Stark Co., IL. (ECWd) –
In yet another example of elected officials inability to follow the law, even after exposed to it, the Stark County Sheriff Steven Sloan, enforced the rule of law by shutting down the County Board meeting after the County Chairman chose to ignore the law rather than follow it.
At the beginning of the meeting, we spoke with the Chairman regarding their public speaking policy which requires people to sign up by noon on the day of the meeting in order to speak. She insisted, along with another board member that we were not allowed to speak because we did not come to Stark County and sign up by noon for a special meeting to be held at 7:35pm. We assured her we would be speaking.
Stark County is a small county north-west of Peoria, Illinois with a population of 5,800. To keep things in perspective with other meetings we have attended, the attendance at this meeting exceeded 200 people, leaving standing room only in the cafeteria of the local school. Our hats off to the citizens of this small county who put more citizens into this room than we have ever seen when compared to population. The College of DuPage meeting which had upwards of 500 people in attendance for a county of close to 1 million is now considered minor attendance when compared to the Stark County Board meeting attendance last night. Again, congratulations to the citizens of Stark County as you now have shown the rest of the country what true citizen involvement is!
The crux of the violation was their failure to follow the counties code for special meetings. Even though the Chairman and one of the board members tried to insist the meeting was not a special meeting, they will have a hard time convincing anyone of that when it’s posted on their own web site as a special meeting, considering they signed a paper requesting the special board meeting, which makes it subject to certain requirements in the Counties Code.
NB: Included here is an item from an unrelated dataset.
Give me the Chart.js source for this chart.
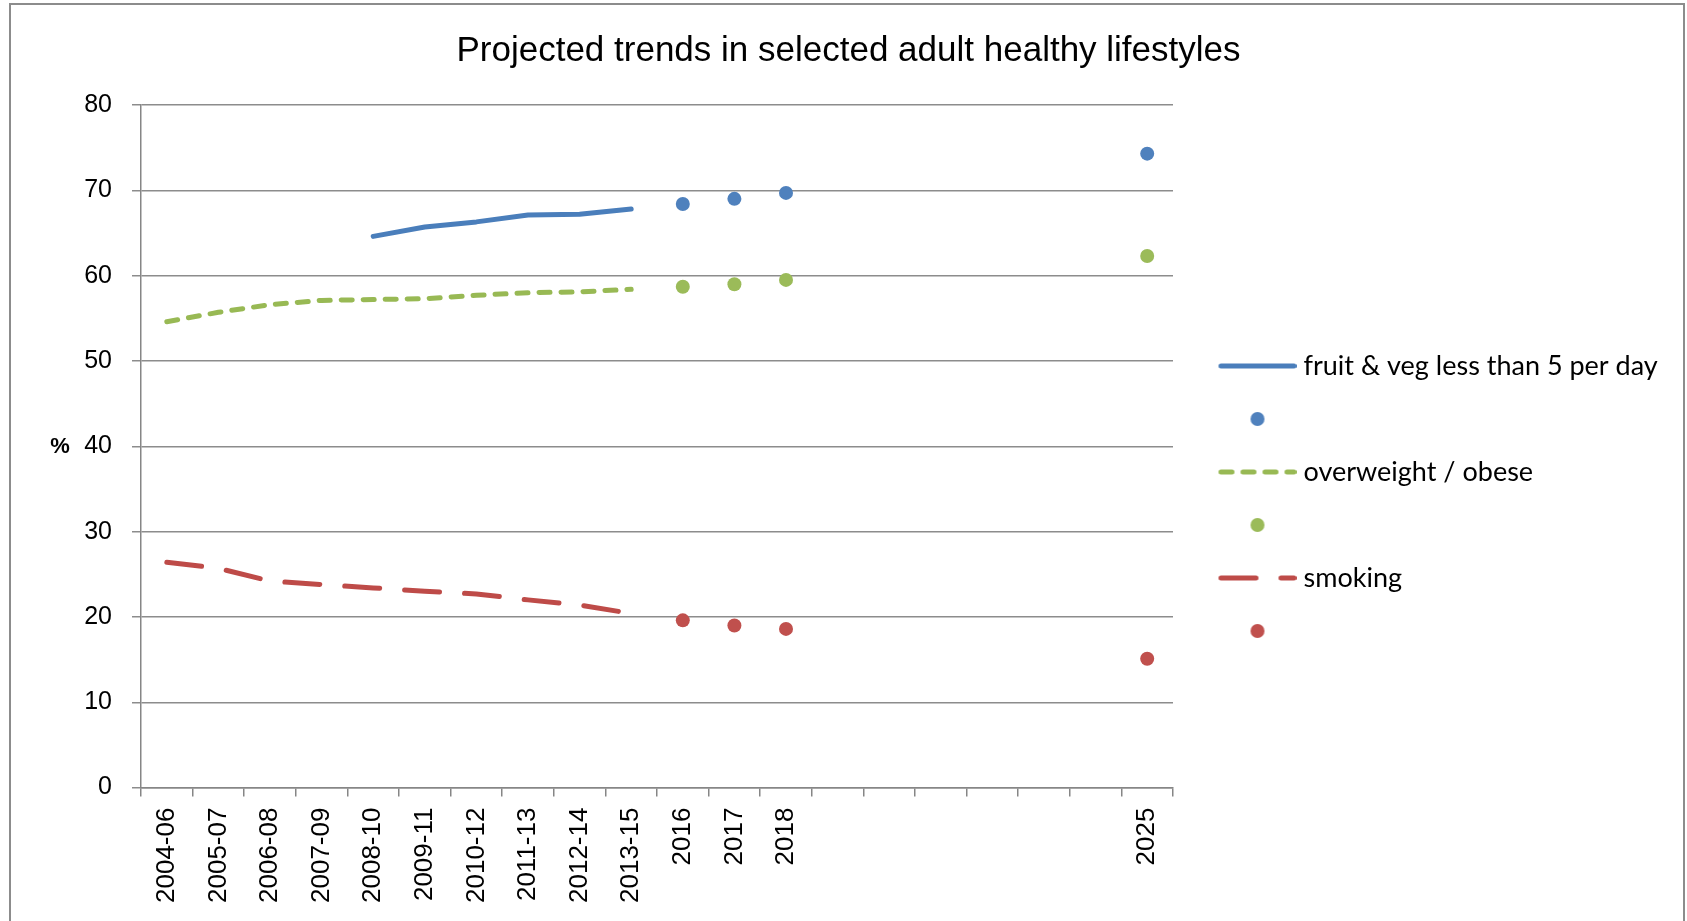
<!DOCTYPE html>
<html>
<head>
<meta charset="utf-8">
<script src="https://cdn.jsdelivr.net/npm/chart.js@4.4.1/dist/chart.umd.min.js"></script>
<style>
  html, body { margin: 0; padding: 0; background: #fff; }
</style>
</head>
<body>
<canvas id="chart" width="1687" height="921"></canvas>
<script>
// categories on the x axis (2019-2024 are empty slots)
const categories = ['2004-06', '2005-07', '2006-08', '2007-09', '2008-10', '2009-11', '2010-12',
    '2011-13', '2012-14', '2013-15', '2016', '2017', '2018', '', '', '', '', '', '', '2025'];

// observed trends (%)
const fruitVeg   = [null, null, null, null, 64.6, 65.7, 66.3, 67.1, 67.2, 67.8,
    null, null, null, null, null, null, null, null, null, null];
const overweight = [54.6, 55.7, 56.6, 57.1, 57.2, 57.3, 57.7, 58.0, 58.1, 58.4,
    null, null, null, null, null, null, null, null, null, null];
const smoking    = [26.4, 25.7, 24.2, 23.8, 23.4, 23.0, 22.7, 22.0, 21.4, 20.4,
    null, null, null, null, null, null, null, null, null, null];

// projections (%)
const fruitVegProj   = [null, null, null, null, null, null, null, null, null, null,
    68.4, 69.0, 69.7, null, null, null, null, null, null, 74.3];
const overweightProj = [null, null, null, null, null, null, null, null, null, null,
    58.7, 59.0, 59.5, null, null, null, null, null, null, 62.3];
const smokingProj    = [null, null, null, null, null, null, null, null, null, null,
    19.6, 19.0, 18.6, null, null, null, null, null, null, 15.1];

const yTicks = [0, 10, 20, 30, 40, 50, 60, 70, 80];

const BLUE = '#4a7ebb', GREEN = '#98b954', RED = '#be4b48';
const BLUE_DOT = '#4f81bd', GREEN_DOT = '#9bbb59', RED_DOT = '#c0504d';
const GREEN_DASH = [11, 11], RED_DASH = [35, 25];
const LEGEND_WIDTH = 514;
const BOTTOM_PAD = 7;

// legend symbols drawn as small canvases
function lineSymbol(color, dash) {
    const c = document.createElement('canvas');
    c.width = 104; c.height = 16;
    const g = c.getContext('2d');
    g.strokeStyle = color; g.lineWidth = 5; g.lineCap = 'round';
    g.setLineDash(dash);
    g.beginPath(); g.moveTo(28.5, 8); g.lineTo(101.5, 8); g.stroke();
    return c;
}
function dotSymbol(color) {
    const c = document.createElement('canvas');
    c.width = 104; c.height = 16;
    const g = c.getContext('2d');
    g.fillStyle = color;
    g.beginPath(); g.arc(65, 8, 7, 0, Math.PI * 2); g.fill();
    return c;
}
const symbols = [lineSymbol(BLUE, []), dotSymbol(BLUE_DOT), lineSymbol(GREEN, GREEN_DASH),
    dotSymbol(GREEN_DOT), lineSymbol(RED, RED_DASH), dotSymbol(RED_DOT)];

function lineSet(label, data, color, dash) {
    return {
        label: label, data: data, borderColor: color, backgroundColor: color,
        borderWidth: 5, borderDash: dash, borderCapStyle: 'round', borderJoinStyle: 'round',
        pointRadius: 0, tension: 0, spanGaps: false
    };
}
function dotSet(data, color) {
    return {
        label: '', data: data, showLine: false, borderColor: color, backgroundColor: color,
        pointRadius: 7, pointBorderWidth: 0, pointStyle: 'circle'
    };
}

// the legend is wider than chart.js lets a side box be by default
const legendFitPlugin = {
    id: 'legendFit',
    afterInit(chart) {
        const legend = chart.legend;
        const fit = legend.fit;
        legend.fit = function () {
            fit.call(this);
            this.width = LEGEND_WIDTH;
        };
    }
};

const framePlugin = {
    id: 'frame',
    beforeDraw(chart) {
        const ctx = chart.ctx;
        ctx.save();
        ctx.fillStyle = '#fff';
        ctx.fillRect(0, 0, chart.width, chart.height);
        ctx.strokeStyle = '#8c8c8c';
        ctx.lineWidth = 2;
        ctx.strokeRect(10, 4, chart.width - 13, chart.height + 20);
        ctx.restore();
    },
    afterDraw(chart) {
        const ctx = chart.ctx;
        const y = chart.scales.y.getPixelForValue(40);
        ctx.save();
        ctx.fillStyle = '#000';
        ctx.font = 'bold 22px "Liberation Sans", Arial, sans-serif';
        ctx.textAlign = 'center';
        ctx.textBaseline = 'middle';
        ctx.fillText('%', 60, y + 1);
        ctx.restore();
    }
};

new Chart(document.getElementById('chart'), {
    type: 'line',
    data: {
        labels: categories,
        datasets: [
            lineSet('fruit & veg less than 5 per day', fruitVeg, BLUE, []),
            dotSet(fruitVegProj, BLUE_DOT),
            lineSet('overweight / obese', overweight, GREEN, GREEN_DASH),
            dotSet(overweightProj, GREEN_DOT),
            lineSet('smoking', smoking, RED, RED_DASH),
            dotSet(smokingProj, RED_DOT)
        ]
    },
    options: {
        responsive: false,
        animation: false,
        layout: { padding: { left: 10, right: 0, top: 0, bottom: BOTTOM_PAD } },
        plugins: {
            title: {
                display: true,
                text: 'Projected trends in selected adult healthy lifestyles',
                color: '#000',
                font: { family: '"Liberation Sans", Arial, sans-serif', size: 35, weight: 'normal' },
                padding: { top: 30, bottom: 33 }
            },
            legend: {
                position: 'right',
                align: 'center',
                title: { display: true, text: '', font: { size: 10, lineHeight: 1 },
                    padding: { top: 66 + BOTTOM_PAD, bottom: 0 } },
                labels: {
                    usePointStyle: true,
                    pointStyleWidth: 91,
                    boxHeight: 16,
                    padding: 26,
                    color: '#000',
                    font: { family: 'Lato, "Noto Sans", sans-serif', size: 27 },
                    generateLabels: chart => chart.data.datasets.map((ds, i) => ({
                        text: ds.label, pointStyle: symbols[i], fillStyle: 'transparent',
                        strokeStyle: 'transparent', lineWidth: 0, hidden: false,
                        datasetIndex: i, fontColor: '#000'
                    }))
                }
            },
            tooltip: { enabled: false }
        },
        scales: {
            x: {
                offset: true,
                grid: { offset: true, drawOnChartArea: false, drawTicks: true, tickLength: 9,
                    color: '#868686', lineWidth: 1.5 },
                border: { color: '#868686', width: 1.5 },
                ticks: { autoSkip: false, minRotation: 90, maxRotation: 90, color: '#000', padding: 11,
                    font: { family: '"Liberation Sans", Arial, sans-serif', size: 26 } }
            },
            y: {
                min: yTicks[0],
                max: yTicks[yTicks.length - 1],
                afterBuildTicks: axis => { axis.ticks = yTicks.map(v => ({ value: v })); },
                afterFit: axis => { axis.width = 131; },
                grid: { color: '#8c8c8c', lineWidth: 1.5, tickLength: 9 },
                border: { color: '#868686', width: 1.5 },
                ticks: { color: '#000', padding: 20,
                    font: { family: '"Liberation Sans", Arial, sans-serif', size: 25 } }
            }
        }
    },
    plugins: [legendFitPlugin, framePlugin]
});
</script>
</body>
</html>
(55 ILCS 5/2-1002) (from Ch. 34, par. 2-1002)
Sec. 2-1002. Special meetings. Special meetings of the board shall be held only when requested by at least one-third of the members of the board, or when requested by the chairman of the board in counties where such chairman is elected by the voters of the county, which request shall be in writing, addressed to the clerk of the board, and specifying the time and place of such meeting, upon reception of which the clerk shall immediately transmit notice, in writing, of such meeting, to each of the members of the board. The clerk shall also cause notice of such meeting to be published in some newspaper printed in the county, if any there be. In case a vacancy arises in the office of clerk, because of death or other reason, then the request shall be addressed to the circuit clerk who shall perform the duties of the clerk pursuant to this Section.
(Source: P.A. 86-962.)
We confirmed in advance that the meeting notice was not published in the newspaper as required, which means they did not follow their counties code duties, which also required one-third if the board members to request this meeting in writing, addressed to the clerk, who then must perform her obligations. The clerk did reach out to us for a copy of the applicable statute, which we gladly provided.
In order for a County Board to hold a special meeting, one-third of the board shall request the meeting in writing. That is a duty.
(55 ILCS 5/5-1013) (from Ch. 34, par. 5-1013)
Sec. 5-1013. Neglect of duty. If any member of the county board of any county in this State shall willfully neglect to perform any of the duties which are or shall be required of him by law, as a member of the county board, he shall, for every such offense, forfeit the sum of $200, to be recovered in a civil action.
(Source: P.A. 86-962.)
One could easily argue that the board neglected their duty in the calling of this special meeting and are not subject to civil action and could face a $200 find for every such offense. To date, they have not followed the proper calling of special meetings, which appears to four of them already this year.
If the board would have continued to move forward with their meeting, which clearly was not published as required, one could easily argue that action would constitute Official Misconduct under the criminal code.
(a) A public officer or employee or special government agent commits misconduct when, in his official capacity or capacity as a special government agent, he or she commits any of the following acts:
(1)Intentionally or recklessly fails to perform any mandatory duty as required by law; or
(2) Knowingly performs an act which he knows he is forbidden by law to perform; or
Board members who hold a meeting that was not properly noticed to the public by the very law they are bound by would appear to be a reckless failure to perform their mandatory duty under item #1 of the Official Misconduct statute. Continuing to conduct a meeting that did not have the proper publication would be performing an act (conducting the meeting), which they knew was in violation of law, which appears to bring item #2 of the Official Misconduct statute into question.
You cannot conduct the people’s business without following the laws that apply to notifying the public.
We spoke with the Sheriff and the State’s Attorney prior to the start of this meeting and their was no disagreement with our position on this matter. We informed the Sheriff that we felt it best for the public to have their comment period and then I would go to the podium and present the information to the board in hopes they would follow the law and stop the meeting. As predicted, the Chairman chose to ignore the law and upon doing so I asked the Police in the room to enforce the rule of law.
Thank you to Sheriff Sloan for enforcing the law on the Stark County Board as well as the State’s Attorney who advised them to adjourn this meeting.
Citizens of Stark County, we thank you!